I prodded some more.  "What do you notice about the shapes of the buttons?"

"Oh!  Um...some are flat, round, square, oval...well, not any of these are oval.  But I know oval buttons exist."

I reminded her to only notice the buttons in front of her.

"This one is shaped like a cylinder.  This one looks....(she frowns)...like an artichoke!"

We laugh.  It is delightful to find something familiar in this pile of buttons.

I ask another question:

"Do they all attach to a shirt the same way?"

To this she responds, "No.  Some have flat tops with a clip behind so you can attach it to the shirt from behind."

Now I set her free and asked her to sort the buttons any way she chose to.

This is what she came up with (color):


Then, I asked her to find another way to sort them.  She chose to sort them into three piles: No holes.  Two holes.  4 holes.

 
Other ways could have been texture, ways of attaching, shapes, to name a few.  

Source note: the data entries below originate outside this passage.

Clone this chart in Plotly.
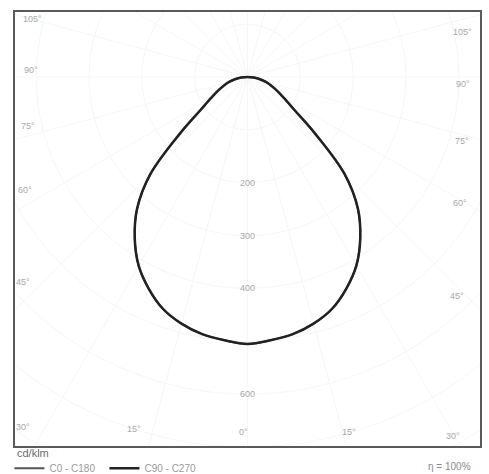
import numpy as np
import plotly.graph_objects as go

# ---- data (cd/klm vs gamma angle, symmetric) ----
gamma_deg = [0, 5, 10, 15, 20, 25, 30, 35, 40, 45, 50, 55, 60, 65, 70, 75, 80, 85, 90]
intensity_c0_c180 = [505, 500, 494, 483, 467, 442, 412, 372, 325, 260, 168, 108, 80, 62, 48, 36, 24, 12, 0]
intensity_c90_c270 = [505, 500, 494, 483, 467, 442, 412, 372, 325, 260, 168, 108, 80, 62, 48, 36, 24, 12, 0]
series_names = ["C0 - C180", "C90 - C270"]
radial_ticks = [200, 300, 400, 600]
angle_labels_left = ["105°", "90°", "75°", "60°", "45°", "30°"]
angle_labels_bottom = ["15°", "0°", "15°"]
angle_labels_right = ["105°", "90°", "75°", "60°", "45°", "30°"]
unit_label = "cd/klm"
efficiency_label = "η = 100%"


def to_xy(angles, vals):
    a = np.array(angles, dtype=float)
    v = np.array(vals, dtype=float)
    full_a = np.concatenate([-a[::-1], a[1:]])
    full_v = np.concatenate([v[::-1], v[1:]])
    r = np.radians(full_a)
    return full_v * np.sin(r), -full_v * np.cos(r)


fig = go.Figure()

# very faint polar grid (faded in the original)
grid_col = "#f6f6f6"
t = np.linspace(0, 2 * np.pi, 200)
for rr in [100, 200, 300, 400, 500, 600, 700, 800]:
    fig.add_trace(go.Scatter(x=rr * np.cos(t), y=rr * np.sin(t), mode="lines",
                             line=dict(color=grid_col, width=1), hoverinfo="skip", showlegend=False))
for ang in range(0, 360, 15):
    ra = np.radians(ang)
    fig.add_trace(go.Scatter(x=[0, 1000 * np.sin(ra)], y=[0, -1000 * np.cos(ra)], mode="lines",
                             line=dict(color=grid_col, width=1), hoverinfo="skip", showlegend=False))

styles = [dict(color="#555555", width=2), dict(color="#222222", width=2.5)]
for name, vals, st in zip(series_names, [intensity_c0_c180, intensity_c90_c270], styles):
    x, y = to_xy(gamma_deg, vals)
    fig.add_trace(go.Scatter(x=x, y=y, mode="lines", name=name,
                             line=dict(color=st["color"], width=st["width"], shape="spline"),
                             showlegend=True))

lab_font = dict(family="Liberation Sans, Arial, sans-serif", size=9, color="#a8a8a8")
ann = []
for v in radial_ticks:
    ann.append(dict(x=0, y=-v, text=str(v), showarrow=False, font=lab_font,
                    xanchor="center", yanchor="middle", xref="x", yref="y"))

left_pos = [(-406, 110), (-410, 13), (-416, -93), (-421, -214), (-425, -388), (-425, -662)]
for txt, (px, py) in zip(angle_labels_left, left_pos):
    ann.append(dict(x=px, y=py, text=txt, showarrow=False, font=lab_font,
                    xanchor="center", yanchor="middle"))
bottom_pos = [(-214, -665), (-8, -671), (193, -671)]
for txt, (px, py) in zip(angle_labels_bottom, bottom_pos):
    ann.append(dict(x=px, y=py, text=txt, showarrow=False, font=lab_font,
                    xanchor="center", yanchor="middle"))
right_pos = [(406, 85), (408, -13), (406, -121), (403, -238), (397, -414), (388, -679)]
for txt, (px, py) in zip(angle_labels_right, right_pos):
    ann.append(dict(x=px, y=py, text=txt, showarrow=False, font=lab_font,
                    xanchor="center", yanchor="middle"))

ann.append(dict(x=0.0, y=-0.016, xref="paper", yref="paper", text=unit_label, showarrow=False,
                font=dict(family="Liberation Sans, Arial, sans-serif", size=11, color="#6a6a6a"),
                xanchor="left", yanchor="middle"))
ann.append(dict(x=0.985, y=-0.048, xref="paper", yref="paper", text=efficiency_label, showarrow=False,
                font=dict(family="Liberation Sans, Arial, sans-serif", size=10, color="#8a8a8a"),
                xanchor="right", yanchor="middle"))

fig.update_layout(
    width=489, height=474,
    margin=dict(l=15, r=9, t=12, b=28, autoexpand=False),
    paper_bgcolor="white", plot_bgcolor="white",
    xaxis=dict(range=[-440, 440], showgrid=False, zeroline=False, showticklabels=False,
               ticks="", showline=True, mirror=True, linecolor="#5a5a5a", linewidth=1.5),
    yaxis=dict(range=[-698, 123], showgrid=False, zeroline=False, showticklabels=False,
               ticks="", showline=True, mirror=True, linecolor="#5a5a5a", linewidth=1.5),
    showlegend=True,
    legend=dict(orientation="h", x=-0.012, y=-0.018, xanchor="left", yanchor="top",
                font=dict(family="Liberation Sans, Arial, sans-serif", size=10, color="#9a9a9a"),
                bgcolor="rgba(0,0,0,0)", itemwidth=30, tracegroupgap=0,
                entrywidth=50, entrywidthmode="pixels"),
    annotations=ann,
)

fig.write_html("out.html", config={"displayModeBar": False},
               post_script="document.body.style.margin='0';document.body.style.overflow='hidden';")
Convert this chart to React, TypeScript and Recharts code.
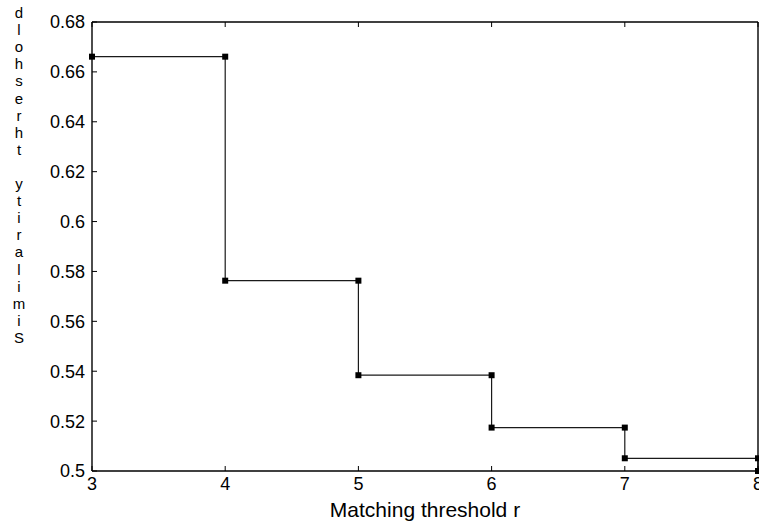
import { LineChart, Line, XAxis, YAxis } from 'recharts'

// step levels: value held from each threshold to the next
const thresholds = [3, 4, 5, 6, 7, 8]
const similarity = [0.6661, 0.5763, 0.5384, 0.5174, 0.5051, 0.5]
const xTicks = [3, 4, 5, 6, 7, 8]
const yTicks = [0.5, 0.52, 0.54, 0.56, 0.58, 0.6, 0.62, 0.64, 0.66, 0.68]
const xLabel = 'Matching threshold r'
const yLabel = 'Similarity threshold'

const FONT = '"Liberation Sans", Arial, sans-serif'
const TICK = 5

// build the staircase: each level runs to the next threshold, then drops
const stepData: { r: number, s: number }[] = []
thresholds.forEach((t, i) => {
  stepData.push({ r: t, s: similarity[i] })
  if (i < thresholds.length - 1) stepData.push({ r: thresholds[i + 1], s: similarity[i] })
})

const LeftTick = (props: any) => {
  const { x, y, payload } = props
  return (
    <g>
      <line x1={x} x2={x + TICK} y1={y} y2={y} stroke="#000" />
      <text x={x - 7} y={y} dy="0.36em" textAnchor="end" fontSize={18} fontFamily={FONT} fill="#000">
        {String(payload.value)}
      </text>
    </g>
  )
}

const RightTick = (props: any) => {
  const { x, y } = props
  return <line x1={x - TICK} x2={x} y1={y} y2={y} stroke="#000" />
}

const BottomTick = (props: any) => {
  const { x, y, payload } = props
  return (
    <g>
      <line x1={x} x2={x} y1={y} y2={y - TICK} stroke="#000" />
      <text x={x} y={y + 19} textAnchor="middle" fontSize={18} fontFamily={FONT} fill="#000">
        {String(payload.value)}
      </text>
    </g>
  )
}

const TopTick = (props: any) => {
  const { x, y } = props
  return <line x1={x} x2={x} y1={y} y2={y + TICK} stroke="#000" />
}

const SquareDot = (props: any) => {
  const { cx, cy } = props
  if (cx == null || cy == null) return null
  return <rect x={cx - 3} y={cy - 3} width={6} height={6} fill="#000" />
}

const StackedLabel = () => {
  const chars = yLabel.split('').reverse()
  return (
    <g>
      {chars.map((c, i) => (
        <text key={i} x={19} y={18 + i * 17.1} textAnchor="middle" fontSize={15} fontFamily={FONT} fill="#000">
          {c}
        </text>
      ))}
    </g>
  )
}

const XLabel = (props: any) => {
  const { viewBox } = props
  return (
    <text x={viewBox.x + viewBox.width / 2} y={517} textAnchor="middle" fontSize={21} fontFamily={FONT} fill="#000">
      {xLabel}
    </text>
  )
}

const App = () => {
  const axisLine = { stroke: '#000', strokeWidth: 1.4 }
  return (
    <div style={{ position: 'absolute', left: 0, top: 0, background: '#fff' }}>
      <LineChart width={759} height={527} data={stepData}
        margin={{ top: 0, right: 0, left: 0, bottom: 0 }}>
        <XAxis dataKey="r" type="number" domain={[3, 8]} ticks={xTicks} height={56}
          axisLine={axisLine} tickLine={false} tickSize={0} tickMargin={0}
          tick={<BottomTick />} interval={0} label={<XLabel />} />
        <XAxis xAxisId="top" orientation="top" dataKey="r" type="number" domain={[3, 8]} ticks={xTicks} height={22}
          axisLine={axisLine} tickLine={false} tickSize={0} tickMargin={0}
          tick={<TopTick />} interval={0} />
        <YAxis type="number" domain={[0.5, 0.68]} ticks={yTicks} width={92}
          axisLine={axisLine} tickLine={false} tickSize={0} tickMargin={0}
          tick={<LeftTick />} interval={0} label={<StackedLabel />} />
        <YAxis yAxisId="right" orientation="right" type="number" domain={[0.5, 0.68]} ticks={yTicks} width={1}
          axisLine={axisLine} tickLine={false} tickSize={0} tickMargin={0}
          tick={<RightTick />} interval={0} />
        <Line type="linear" dataKey="s" stroke="#1a1a1a" strokeWidth={1.2}
          dot={<SquareDot />} activeDot={false} isAnimationActive={false} />
      </LineChart>
    </div>
  )
}

export default App
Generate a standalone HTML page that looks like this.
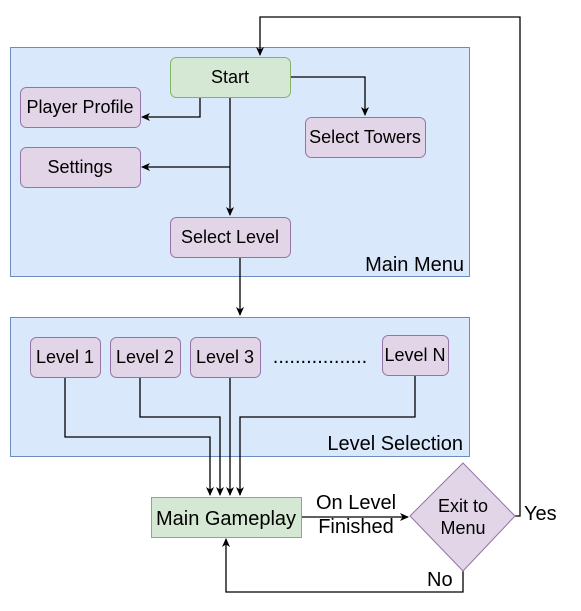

Sorting is a fun way to encourage critical thinking!  Try these other ideas with kids of other ages:

Sorting ideas for the very beginner (preschool-K): crayons, play dough piles, silverware, etc. Sorting will be very simple and will likely involve 2 groups of colors or shapes.   

Sorting ideas for grades 1-2: buttons, fruits, vegetables, food (placed in food pyramid), toy collections, etc.  These sorting activities will usually involve visual aspects and common uses and will involve at least 3 different groups, but ideally 5 or so. 

Sorting ideas for the older student (grades 3+): kitchen utensils; office supplies, hardware, different types of screws and nails, levers and pulleys, geometric shapes etc.  Sorting activities for the older student will usually involve sorting for the ways the item can be used, visual and mechanical aspects, how they benefit everyday life, how they affect the world around them, etc.   The number of groups sorted is not as important as the depth of thinking involved.